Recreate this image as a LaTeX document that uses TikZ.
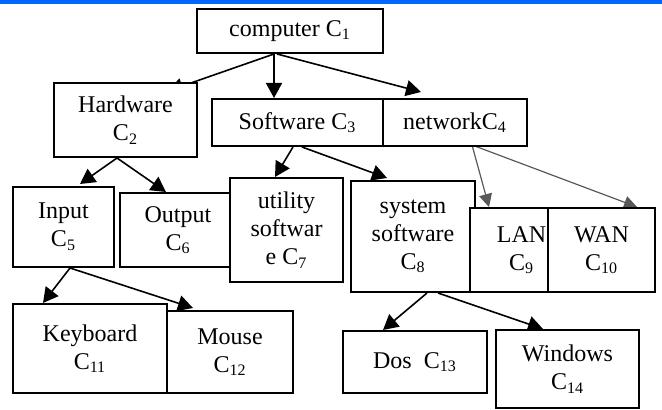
\documentclass[tikz,border=0pt]{standalone}
\usepackage{fontspec}
\setmainfont{Liberation Serif}
\usetikzlibrary{arrows.meta, backgrounds}
\definecolor{topbar}{RGB}{0,102,255}
\tikzstyle{box} = [rectangle, draw=black, fill=white, line width=1pt, align=center, inner sep=2pt, font=\fontsize{12}{14}\selectfont]
\tikzstyle{arrow} = [line width=0.8pt, -{Triangle[length=7.5pt,width=8pt]}]
\tikzstyle{greyarrow} = [line width=0.6pt, draw=black!65, -{Triangle[length=6.5pt,width=6.5pt]}]
\begin{document}
\begin{tikzpicture}[x=0.5pt, y=-0.5pt]
            \useasboundingbox (0,0) rectangle (662,410);
            \fill [topbar] (0,0) rectangle (662,4);
            \node (comp) [box, minimum width=93pt, minimum height=22pt] at (290,31) {computer C\textsubscript{1}};
            \node (hw) [box, minimum width=71.5pt, minimum height=37pt] at (125.5,120) {Hardware\\C\textsubscript{2}};
            \node (sw) [box, minimum width=85.5pt, minimum height=23.5pt] at (297.5,122.5) {Software C\textsubscript{3}};
            \node (net) [box, minimum width=72pt, minimum height=23.5pt] at (455,122.5) {networkC\textsubscript{4}};
            \node (inp) [box, minimum width=50.5pt, minimum height=40pt] at (63.5,227) {Input\\C\textsubscript{5}};
            \node (out) [box, minimum width=58pt, minimum height=37pt] at (178,230) {Output\\C\textsubscript{6}};
            \node (util) [box, minimum width=56.5pt, minimum height=52pt] at (286.5,230) {utility\\softwar\\e C\textsubscript{7}};
            \node (sys) [box, minimum width=62pt, minimum height=55.5pt] at (413,236.5) {system\\software\\C\textsubscript{8}};
            \node (lan) [box, minimum width=51.5pt, minimum height=42pt] at (521.5,250) {LAN\\C\textsubscript{9}};
            \node (wan) [box, minimum width=53.5pt, minimum height=42pt] at (601.5,250) {WAN\\C\textsubscript{10}};
            \node (kb) [box, minimum width=77pt, minimum height=44.5pt] at (90,348.5) {Keyboard\\C\textsubscript{11}};
            \node (mouse) [box, minimum width=63pt, minimum height=41pt] at (230,352) {Mouse\\C\textsubscript{12}};
            \node (dos) [box, minimum width=72pt, minimum height=31pt] at (415,362) {Dos\ \ C\textsubscript{13}};
            \node (win) [box, minimum width=71.5pt, minimum height=39pt] at (567.5,369) {Windows\\C\textsubscript{14}};
            \begin{scope}[on background layer]
            \draw [arrow] ([xshift=-8pt]comp.south) -- ([xshift=21.25pt,yshift=-4.5pt]hw.north);
            \draw [arrow] ([xshift=-8pt]comp.south) -- ([xshift=-11.75pt]sw.north);
            \draw [arrow] ([xshift=-6.5pt]comp.south) -- ([xshift=-17pt,yshift=3pt]net.north);
            \draw [arrow] ([xshift=-4.25pt]hw.south) -- ([xshift=8.25pt,yshift=1pt]inp.north);
            \draw [arrow] ([xshift=-4.25pt]hw.south) -- ([xshift=-6pt]out.north);
            \draw [arrow] ([xshift=-2.25pt]sw.south) -- ([xshift=-5.75pt]util.north);
            \draw [arrow] ([xshift=2.25pt]sw.south) -- ([xshift=-13pt,yshift=1pt]sys.north);
            \draw [greyarrow] ([xshift=8.5pt,yshift=1pt]net.south) -- ([xshift=-16.25pt]lan.north);
            \draw [greyarrow] ([xshift=8.5pt,yshift=1pt]net.south) -- ([xshift=17.75pt]wan.north);
            \draw [arrow] ([xshift=3.25pt]inp.south) -- ([xshift=-23.5pt]kb.north);
            \draw [arrow] ([xshift=3.25pt]inp.south) -- ([xshift=-18.5pt,yshift=1pt]mouse.north);
            \draw [arrow] ([xshift=7pt]sys.south) -- ([xshift=-16pt]dos.north);
            \draw [arrow] ([xshift=12.5pt]sys.south) -- ([xshift=-12.25pt]win.north);
            \end{scope}
\end{tikzpicture}
\end{document}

○ ○ ○ ○

WRITTEN INSTRUCTION: Print the complete listing exactly, apart from any pictures.

ANSWER TO THIS EXERCISE:
Recreate this image as a LaTeX document that uses TikZ.
\documentclass[tikz,border=0pt]{standalone}
\usepackage{fontspec}
\setmainfont{Liberation Serif}
\usetikzlibrary{arrows.meta, backgrounds}
\definecolor{topbar}{RGB}{0,102,255}
\tikzstyle{box} = [rectangle, draw=black, fill=white, line width=1pt, align=center, inner sep=2pt, font=\fontsize{12}{14}\selectfont]
\tikzstyle{arrow} = [line width=0.8pt, -{Triangle[length=7.5pt,width=8pt]}]
\tikzstyle{greyarrow} = [line width=0.6pt, draw=black!65, -{Triangle[length=6.5pt,width=6.5pt]}]
\begin{document}
\begin{tikzpicture}[x=0.5pt, y=-0.5pt]
            \useasboundingbox (0,0) rectangle (662,410);
            \fill [topbar] (0,0) rectangle (662,4);
            \node (comp) [box, minimum width=93pt, minimum height=22pt] at (290,31) {computer C\textsubscript{1}};
            \node (hw) [box, minimum width=71.5pt, minimum height=37pt] at (125.5,120) {Hardware\\C\textsubscript{2}};
            \node (sw) [box, minimum width=85.5pt, minimum height=23.5pt] at (297.5,122.5) {Software C\textsubscript{3}};
            \node (net) [box, minimum width=72pt, minimum height=23.5pt] at (455,122.5) {networkC\textsubscript{4}};
            \node (inp) [box, minimum width=50.5pt, minimum height=40pt] at (63.5,227) {Input\\C\textsubscript{5}};
            \node (out) [box, minimum width=58pt, minimum height=37pt] at (178,230) {Output\\C\textsubscript{6}};
            \node (util) [box, minimum width=56.5pt, minimum height=52pt] at (286.5,230) {utility\\softwar\\e C\textsubscript{7}};
            \node (sys) [box, minimum width=62pt, minimum height=55.5pt] at (413,236.5) {system\\software\\C\textsubscript{8}};
            \node (lan) [box, minimum width=51.5pt, minimum height=42pt] at (521.5,250) {LAN\\C\textsubscript{9}};
            \node (wan) [box, minimum width=53.5pt, minimum height=42pt] at (601.5,250) {WAN\\C\textsubscript{10}};
            \node (kb) [box, minimum width=77pt, minimum height=44.5pt] at (90,348.5) {Keyboard\\C\textsubscript{11}};
            \node (mouse) [box, minimum width=63pt, minimum height=41pt] at (230,352) {Mouse\\C\textsubscript{12}};
            \node (dos) [box, minimum width=72pt, minimum height=31pt] at (415,362) {Dos\ \ C\textsubscript{13}};
            \node (win) [box, minimum width=71.5pt, minimum height=39pt] at (567.5,369) {Windows\\C\textsubscript{14}};
            \begin{scope}[on background layer]
            \draw [arrow] ([xshift=-8pt]comp.south) -- ([xshift=21.25pt,yshift=-4.5pt]hw.north);
            \draw [arrow] ([xshift=-8pt]comp.south) -- ([xshift=-11.75pt]sw.north);
            \draw [arrow] ([xshift=-6.5pt]comp.south) -- ([xshift=-17pt,yshift=3pt]net.north);
            \draw [arrow] ([xshift=-4.25pt]hw.south) -- ([xshift=8.25pt,yshift=1pt]inp.north);
            \draw [arrow] ([xshift=-4.25pt]hw.south) -- ([xshift=-6pt]out.north);
            \draw [arrow] ([xshift=-2.25pt]sw.south) -- ([xshift=-5.75pt]util.north);
            \draw [arrow] ([xshift=2.25pt]sw.south) -- ([xshift=-13pt,yshift=1pt]sys.north);
            \draw [greyarrow] ([xshift=8.5pt,yshift=1pt]net.south) -- ([xshift=-16.25pt]lan.north);
            \draw [greyarrow] ([xshift=8.5pt,yshift=1pt]net.south) -- ([xshift=17.75pt]wan.north);
            \draw [arrow] ([xshift=3.25pt]inp.south) -- ([xshift=-23.5pt]kb.north);
            \draw [arrow] ([xshift=3.25pt]inp.south) -- ([xshift=-18.5pt,yshift=1pt]mouse.north);
            \draw [arrow] ([xshift=7pt]sys.south) -- ([xshift=-16pt]dos.north);
            \draw [arrow] ([xshift=12.5pt]sys.south) -- ([xshift=-12.25pt]win.north);
            \end{scope}
\end{tikzpicture}
\end{document}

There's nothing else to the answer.